Work required: Reproduce exactly the lines starting at the line that contains "Give me the TikZ source for this diagram." and ending at the line that contains "(preptxt) at (894.5,774)". Omit pictures.

— BEGIN Data extract —

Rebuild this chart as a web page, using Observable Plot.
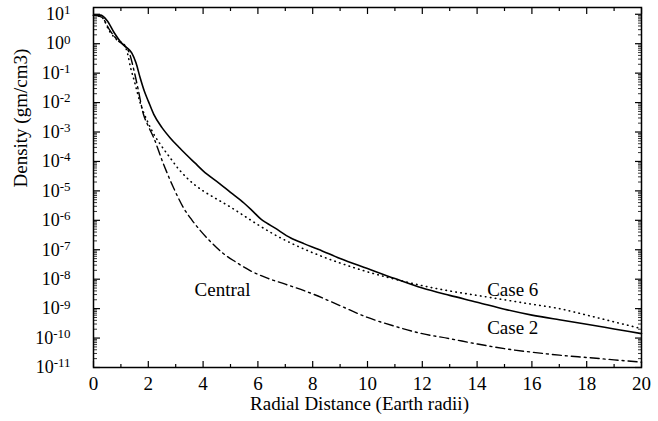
<!DOCTYPE html>
<html>
<head>
<meta charset="utf-8">
<script src="https://cdn.jsdelivr.net/npm/d3@7"></script>
<script src="https://cdn.jsdelivr.net/npm/@observablehq/plot@0.6"></script>
<style>
  html, body { margin: 0; padding: 0; background: #fff; }
  #chart { width: 658px; height: 421px; }
  #chart svg, #chart svg text, #chart svg tspan { font-family: "Liberation Serif", "Times New Roman", Times, "DejaVu Serif", serif !important; }
</style>
</head>
<body>
<div id="chart"></div>
<script>
// ---- Data (y values stored as log10 of density) ----
const case2X   = [0, 0.25, 0.5, 0.75, 1.0, 1.2, 1.4, 1.55, 1.7, 1.85, 2.0, 2.2, 2.5, 2.8, 3.1, 3.4, 3.7, 4.0, 4.6, 5.0, 5.5, 5.8, 6.1, 6.3, 6.6, 7.2, 7.7, 8.2, 9, 10, 11, 12, 13, 14, 15, 16, 17, 18, 19, 20];
const case2Exp = [0.97, 0.97, 0.78, 0.38, 0.05, -0.12, -0.32, -0.65, -1.15, -1.6, -1.95, -2.4, -2.85, -3.2, -3.5, -3.78, -4.05, -4.32, -4.75, -5.05, -5.42, -5.68, -5.95, -6.08, -6.25, -6.6, -6.8, -6.98, -7.3, -7.64, -7.98, -8.3, -8.55, -8.78, -9.02, -9.22, -9.38, -9.53, -9.69, -9.85];

const case6X   = [0, 0.3, 0.6, 0.9, 1.1, 1.25, 1.35, 1.5, 1.7, 1.95, 2.2, 2.5, 2.8, 3.1, 3.4, 3.7, 4.0, 4.5, 5.0, 5.5, 6.0, 6.5, 7.0, 7.5, 8.0, 9, 10, 11, 12, 13, 14, 15, 16, 17, 18, 19, 20];
const case6Exp = [0.97, 0.9, 0.4, 0.1, 0.0, -0.36, -0.8, -1.3, -2.0, -2.6, -3.07, -3.5, -3.88, -4.25, -4.55, -4.8, -5.0, -5.28, -5.55, -5.85, -6.15, -6.43, -6.68, -6.9, -7.1, -7.45, -7.75, -8.0, -8.22, -8.4, -8.55, -8.7, -8.85, -9.0, -9.22, -9.45, -9.68];

const centralX   = [0, 0.3, 0.6, 0.9, 1.1, 1.3, 1.5, 1.62, 1.82, 2.0, 2.2, 2.55, 2.9, 3.3, 3.6, 3.9, 4.3, 4.7, 5.2, 5.7, 6.3, 7.0, 8.0, 9, 10, 11, 12, 13, 14, 15, 16, 17, 18, 19, 20];
const centralExp = [0.97, 0.9, 0.45, 0.1, -0.05, -0.3, -1.0, -1.51, -2.39, -2.8, -3.2, -4.08, -4.85, -5.6, -6.0, -6.35, -6.75, -7.1, -7.42, -7.7, -7.95, -8.17, -8.5, -8.9, -9.3, -9.6, -9.85, -10.02, -10.2, -10.36, -10.48, -10.58, -10.66, -10.74, -10.82];

const labelNames = ["Central", "Case 6", "Case 2"];
const labelX     = [4.71, 15.3, 15.3];
const labelExp   = [-8.38, -8.38, -9.64];

const xMajor = [0, 2, 4, 6, 8, 10, 12, 14, 16, 18, 20];
const xMinor = [1, 3, 5, 7, 9, 11, 13, 15, 17, 19];
const yMajor = [1e1, 1e0, 1e-1, 1e-2, 1e-3, 1e-4, 1e-5, 1e-6, 1e-7, 1e-8, 1e-9, 1e-10, 1e-11];
const yMinorMult = [2, 3, 4, 5, 6, 7, 8, 9];

const xTitle = "Radial Distance (Earth radii)";
const yTitle = "Density (gm/cm3)";

// ---- Build tables ----
const toRows = (xs, es) => xs.map((x, i) => ({x, y: Math.pow(10, es[i])}));
const case2 = toRows(case2X, case2Exp);
const case6 = toRows(case6X, case6Exp);
const central = toRows(centralX, centralExp);
const labels = labelNames.map((t, i) => ({t, x: labelX[i], y: Math.pow(10, labelExp[i])}));

const yTop = Math.pow(10, 1.23);
const yMinor = yMajor.flatMap(v => yMinorMult.map(m => m * v)).filter(v => v < yTop);

const font = "Liberation Serif, Times New Roman, DejaVu Serif, serif";
const blank = () => "";

const plot = Plot.plot({
  width: 658,
  height: 421,
  marginLeft: 93,
  marginRight: 17,
  marginTop: 7,
  marginBottom: 54,
  style: {fontFamily: font, color: "#000", background: "#fff"},
  x: {domain: [0, 20]},
  y: {type: "log", domain: [1e-11, yTop]},
  marks: [
    Plot.axisX(xMajor, {anchor: "bottom", tickSize: -6, tickFormat: blank, label: null, strokeWidth: 1.2}),
    Plot.axisX(xMinor, {anchor: "bottom", tickSize: -3, tickFormat: blank, label: null, strokeWidth: 1.2}),
    Plot.axisX(xMajor, {anchor: "top", tickSize: -6, tickFormat: blank, label: null, strokeWidth: 1.2}),
    Plot.axisX(xMinor, {anchor: "top", tickSize: -3, tickFormat: blank, label: null, strokeWidth: 1.2}),
    Plot.axisY(yMajor, {anchor: "left", tickSize: -7, tickFormat: blank, label: null, strokeWidth: 1.2}),
    Plot.axisY(yMinor, {anchor: "left", tickSize: -4, tickFormat: blank, label: null, strokeWidth: 0.8}),
    Plot.axisY(yMajor, {anchor: "right", tickSize: -7, tickFormat: blank, label: null, strokeWidth: 1.2}),
    Plot.axisY(yMinor, {anchor: "right", tickSize: -4, tickFormat: blank, label: null, strokeWidth: 0.8}),
    Plot.axisX(xMajor, {anchor: "bottom", tickSize: 0, tickPadding: 9, fontSize: 19, fontFamily: font, label: null, tickFormat: d => String(d)}),
    Plot.axisY(yMajor, {anchor: "left", tickSize: 0, tickPadding: 23, fontSize: 18, fontFamily: font, label: null,
      tickFormat: d => "10^" + Math.round(Math.log10(d))}),
    Plot.frame({stroke: "#000", strokeWidth: 1.5}),
    Plot.line(central, {x: "x", y: "y", curve: "monotone-x", stroke: "#000", strokeWidth: 1.4, strokeDasharray: "9,4,2,4"}),
    Plot.line(case6, {x: "x", y: "y", curve: "monotone-x", stroke: "#000", strokeWidth: 1.6, strokeDasharray: "0.5,4.5", strokeLinecap: "round"}),
    Plot.line(case2, {x: "x", y: "y", curve: "monotone-x", stroke: "#000", strokeWidth: 1.6}),
    Plot.text(labels, {x: "x", y: "y", text: "t", fontSize: 19, fontFamily: font, fill: "#000"}),
    Plot.text([xTitle], {text: d => d, frameAnchor: "bottom", dy: 42, dx: -8, fontSize: 19, fontFamily: font, fill: "#000"}),
    Plot.text([yTitle], {text: d => d, frameAnchor: "left", dx: -73, rotate: -90, fontSize: 19, fontFamily: font, fill: "#000"})
  ]
});

// superscript exponents for y tick labels
const ns = "http://www.w3.org/2000/svg";
plot.querySelectorAll('g[aria-label="y-axis tick label"] text').forEach(t => {
  const m = t.textContent.match(/^10\^(-?\d+)$/);
  if (!m) return;
  t.textContent = "";
  const base = document.createElementNS(ns, "tspan");
  base.textContent = "10";
  const sup = document.createElementNS(ns, "tspan");
  sup.setAttribute("dy", "-0.45em");
  sup.setAttribute("font-size", "13");
  sup.textContent = m[1];
  t.append(base, sup);
});

document.getElementById("chart").append(plot);
</script>
</body>
</html>
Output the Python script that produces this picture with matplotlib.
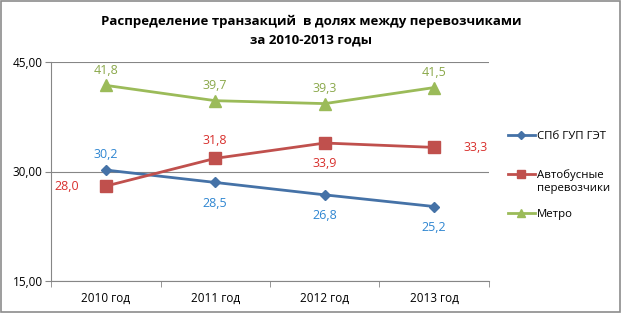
import matplotlib
matplotlib.use('Agg')
import matplotlib.pyplot as plt
from matplotlib.patches import Rectangle

plt.rcParams['font.family'] = ['Open Sans', 'DejaVu Sans']

# данные
years = ['2010 год', '2011 год', '2012 год', '2013 год']
spb_get = [30.2, 28.5, 26.8, 25.2]
avtobus = [28.0, 31.8, 33.9, 33.3]
metro = [41.8, 39.7, 39.3, 41.5]
y_ticks = [15, 30, 45]

fig = plt.figure(figsize=(6.22, 3.13), dpi=100)
ax = fig.add_axes([51 / 622, 1 - 281 / 313, 438 / 622, 219 / 313])

x = [i + 0.5 for i in range(len(years))]

ax.plot(x, spb_get, color='#4572A7', linewidth=2, marker='D', markersize=5.5, label='СПб ГУП ГЭТ', zorder=3)
ax.plot(x, avtobus, color='#C0504D', linewidth=2, marker='s', markersize=8, label='Автобусные', zorder=3)
ax.plot(x, metro, color='#9BBB59', linewidth=2, marker='^', markersize=8, label='Метро', zorder=3)

def fmt(v):
    return f'{v:.1f}'.replace('.', ',')

# подписи значений
blue_pos = [(0, 11), (0, -15), (0, -15), (0, -15)]
red_pos = [(-28, 0), (0, 13), (0, -15), (30, 0)]
for i, v in enumerate(spb_get):
    ax.annotate(fmt(v), (x[i], v), xytext=blue_pos[i], textcoords='offset points',
                ha='center', va='center', color='#2F86D1', fontsize=9)
for i, v in enumerate(avtobus):
    ax.annotate(fmt(v), (x[i], v), xytext=red_pos[i], textcoords='offset points',
                ha='center', va='center', color='#D8302D', fontsize=9)
for i, v in enumerate(metro):
    ax.annotate(fmt(v), (x[i], v), xytext=(0, 11), textcoords='offset points',
                ha='center', va='center', color='#8AA84A', fontsize=9)

ax.set_xlim(0, 4)
ax.set_ylim(15, 45)
ax.set_yticks(y_ticks)
ax.set_yticklabels([f'{t:.2f}'.replace('.', ',') for t in y_ticks], fontsize=8.5)
ax.set_xticks(x)
ax.set_xticklabels(years, fontsize=8.5)
ax.set_xticks(range(len(years) + 1), minor=True)
ax.tick_params(axis='x', which='major', length=0, pad=8)
ax.tick_params(axis='x', which='minor', length=4, color='#868686')
ax.tick_params(axis='y', length=4, color='#868686', pad=2)
ax.grid(axis='y', color='#868686', linewidth=0.8)
for s in ['top', 'right']:
    ax.spines[s].set_visible(False)
for s in ['left', 'bottom']:
    ax.spines[s].set_color('#868686')

fig.text(0.5, 1 - 21 / 313, 'Распределение транзакций  в долях между перевозчиками',
         ha='center', va='center', fontsize=9.5, fontweight='bold')
fig.text(0.5, 1 - 40 / 313, 'за 2010-2013 годы',
         ha='center', va='center', fontsize=9.5, fontweight='bold')

fig.legend(loc='upper left', bbox_to_anchor=(503 / 622, 1 - 126 / 313), frameon=False,
           fontsize=8.2, handlelength=2.4, handletextpad=0.2, labelspacing=2.45,
           markerscale=0.75, borderaxespad=0)
# вторая строка подписи автобусов
fig.text(537 / 622, 1 - 189 / 313, 'перевозчики', ha='left', va='center', fontsize=8.2)

fig.patches.append(Rectangle((0.002, 0.003), 0.995, 0.993, transform=fig.transFigure,
                             fill=False, edgecolor='#8c8c8c', linewidth=1.2))

fig.savefig('out.png', dpi=100)
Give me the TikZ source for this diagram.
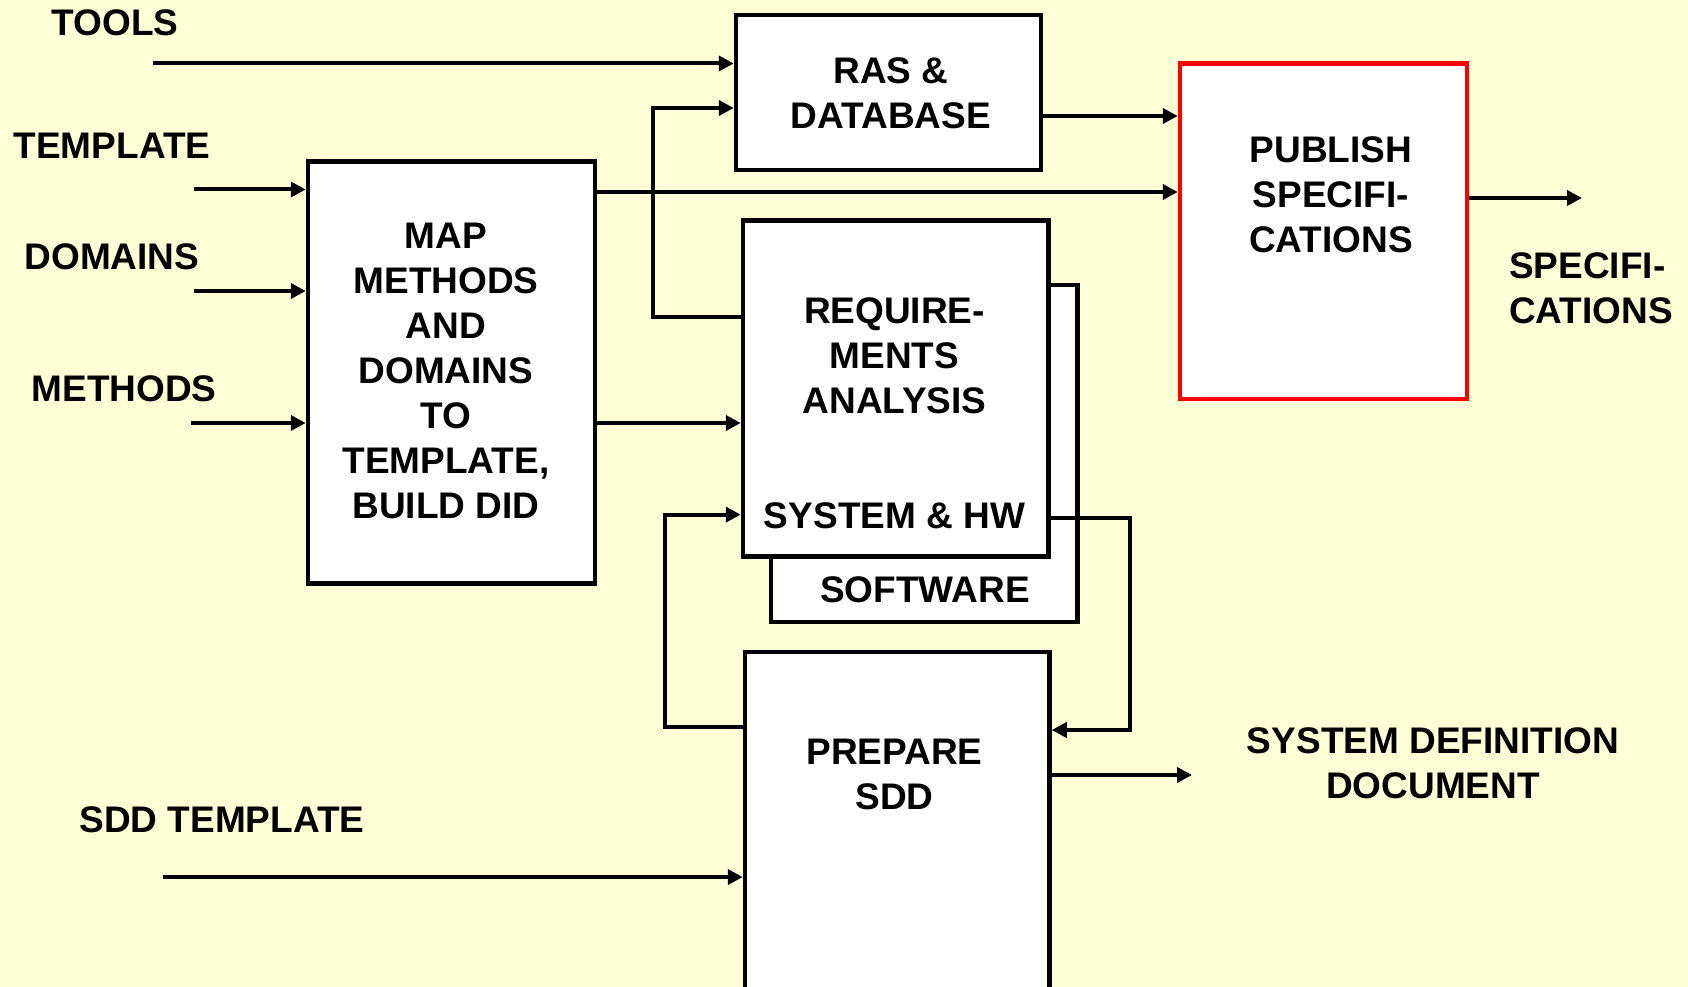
\documentclass[tikz,border=0pt]{standalone}
\usepackage{fontspec}
\setmainfont{Liberation Sans}
\usetikzlibrary{arrows.meta,calc}
\definecolor{paper}{HTML}{FFFFD7}
\definecolor{pubred}{HTML}{FF0000}
\begin{document}
\begin{tikzpicture}[x=1pt,y=-1pt,
  lbl/.style={font=\fontsize{37}{45}\selectfont\bfseries, inner sep=0pt, align=center},
  box/.style={draw=black, line width=4.5pt, fill=white, inner sep=0pt, anchor=north west},
  arr/.style={line width=4pt, -{Triangle[length=15pt,width=15pt]}},
  wire/.style={line width=4pt}]
\fill[paper] (0,0) rectangle (1688,987);
\useasboundingbox (0,0) rectangle (1688,987);
\clip (0,0) rectangle (1688,987);

% process boxes (positions given at the outer edge of the frame)
\node[box, minimum width=287pt, minimum height=422pt] (map) at (305.75,159.25) {};
\node[box, minimum width=305pt, minimum height=155pt] (ras) at (733.75,12.75) {};
\node[box, draw=pubred, minimum width=287pt, minimum height=335.5pt] (pub) at (1177.75,61.25) {};
\node[box, minimum width=306.5pt, minimum height=337pt] (reqb) at (768.75,282.75) {};
\node[box, minimum width=305.5pt, minimum height=336pt] (reqf) at (740.75,218.45) {};
\node[box, minimum width=304.5pt, minimum height=380pt] (prep) at (742.75,649.75) {};

% texts inside the boxes
\node[lbl] (maptxt) at (446,370.5) {MAP\\METHODS\\AND\\DOMAINS\\TO\\TEMPLATE,\\BUILD DID};
\node[lbl] (rastxt) at (891,93.5) {RAS \&\\DATABASE};
\node[lbl] (pubtxt) at (1331,194.5) {PUBLISH\\SPECIFI-\\CATIONS};
\node[lbl] (reqtxt) at (894.5,356) {REQUIRE-\\MENTS\\ANALYSIS};
\node[lbl] (syshw) at (894.5,515.6) {SYSTEM \& HW};
\node[lbl] (sw) at (925,590) {SOFTWARE};
\node[lbl] (preptxt) at (894.5,774) {PREPARE\\SDD};

% external inputs and outputs
\node[lbl] (tools) at (115,23) {TOOLS};
\node[lbl] (template) at (112,146) {TEMPLATE};
\node[lbl] (domains) at (112,257) {DOMAINS};
\node[lbl] (methods) at (124,389) {METHODS};
\node[lbl] (sddt) at (222,820) {SDD TEMPLATE};
\node[lbl, anchor=west, align=left] (specs) at (1509,288.5) {SPECIFI-\\CATIONS};
\node[lbl] (sdd) at (1433,763) {SYSTEM DEFINITION\\DOCUMENT};

% free ends and bend points
\coordinate (toolsin) at (153,63.5);
\coordinate (templin) at (194,189.5);
\coordinate (domin) at (194,291);
\coordinate (methin) at (190.5,423);
\coordinate (sddin) at (162.5,877);
\coordinate (specout) at (1582,198);
\coordinate (sddout) at (1192,775);
\coordinate (upL) at (653,316.5);
\coordinate (upT) at (653,108);
\coordinate (fbB) at (665,726.6);
\coordinate (fbT) at (665,514.6);
\coordinate (dnT) at (1130,518);
\coordinate (dnB) at (1130,730);
\coordinate (ymp) at (0,192);
\coordinate (yrp) at (0,116);
\coordinate (ymr) at (0,423);

% connectors
\draw[arr] (toolsin) -- (toolsin -| ras.west);
\draw[arr] (templin) -- (templin -| map.west);
\draw[arr] (domin) -- (domin -| map.west);
\draw[arr] (methin) -- (methin -| map.west);
\draw[arr] (sddin) -- (sddin -| prep.west);
\draw[arr] (map.east |- ymp) -- (pub.west |- ymp);
\draw[arr] (ras.east |- yrp) -- (pub.west |- yrp);
\draw[arr] (map.east |- ymr) -- (reqf.west |- ymr);
\draw[arr] (reqf.west |- upL) -- (upL) -- (upT) -- (ras.west |- upT);
\draw[arr] (pub.east |- specout) -- (specout);
\draw[arr] (prep.west |- fbB) -- (fbB) -- (fbT) -- (reqf.west |- fbT);
\draw[arr] (reqf.east |- dnT) -- (dnT) -- (dnB) -- (prep.east |- dnB);
\draw[arr] (prep.east |- sddout) -- (sddout);
\end{tikzpicture}
\end{document}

— END Data extract —

Final result:
Give me the TikZ source for this diagram.
\documentclass[tikz,border=0pt]{standalone}
\usepackage{fontspec}
\setmainfont{Liberation Sans}
\usetikzlibrary{arrows.meta,calc}
\definecolor{paper}{HTML}{FFFFD7}
\definecolor{pubred}{HTML}{FF0000}
\begin{document}
\begin{tikzpicture}[x=1pt,y=-1pt,
  lbl/.style={font=\fontsize{37}{45}\selectfont\bfseries, inner sep=0pt, align=center},
  box/.style={draw=black, line width=4.5pt, fill=white, inner sep=0pt, anchor=north west},
  arr/.style={line width=4pt, -{Triangle[length=15pt,width=15pt]}},
  wire/.style={line width=4pt}]
\fill[paper] (0,0) rectangle (1688,987);
\useasboundingbox (0,0) rectangle (1688,987);
\clip (0,0) rectangle (1688,987);

% process boxes (positions given at the outer edge of the frame)
\node[box, minimum width=287pt, minimum height=422pt] (map) at (305.75,159.25) {};
\node[box, minimum width=305pt, minimum height=155pt] (ras) at (733.75,12.75) {};
\node[box, draw=pubred, minimum width=287pt, minimum height=335.5pt] (pub) at (1177.75,61.25) {};
\node[box, minimum width=306.5pt, minimum height=337pt] (reqb) at (768.75,282.75) {};
\node[box, minimum width=305.5pt, minimum height=336pt] (reqf) at (740.75,218.45) {};
\node[box, minimum width=304.5pt, minimum height=380pt] (prep) at (742.75,649.75) {};

% texts inside the boxes
\node[lbl] (maptxt) at (446,370.5) {MAP\\METHODS\\AND\\DOMAINS\\TO\\TEMPLATE,\\BUILD DID};
\node[lbl] (rastxt) at (891,93.5) {RAS \&\\DATABASE};
\node[lbl] (pubtxt) at (1331,194.5) {PUBLISH\\SPECIFI-\\CATIONS};
\node[lbl] (reqtxt) at (894.5,356) {REQUIRE-\\MENTS\\ANALYSIS};
\node[lbl] (syshw) at (894.5,515.6) {SYSTEM \& HW};
\node[lbl] (sw) at (925,590) {SOFTWARE};
\node[lbl] (preptxt) at (894.5,774) {PREPARE\\SDD};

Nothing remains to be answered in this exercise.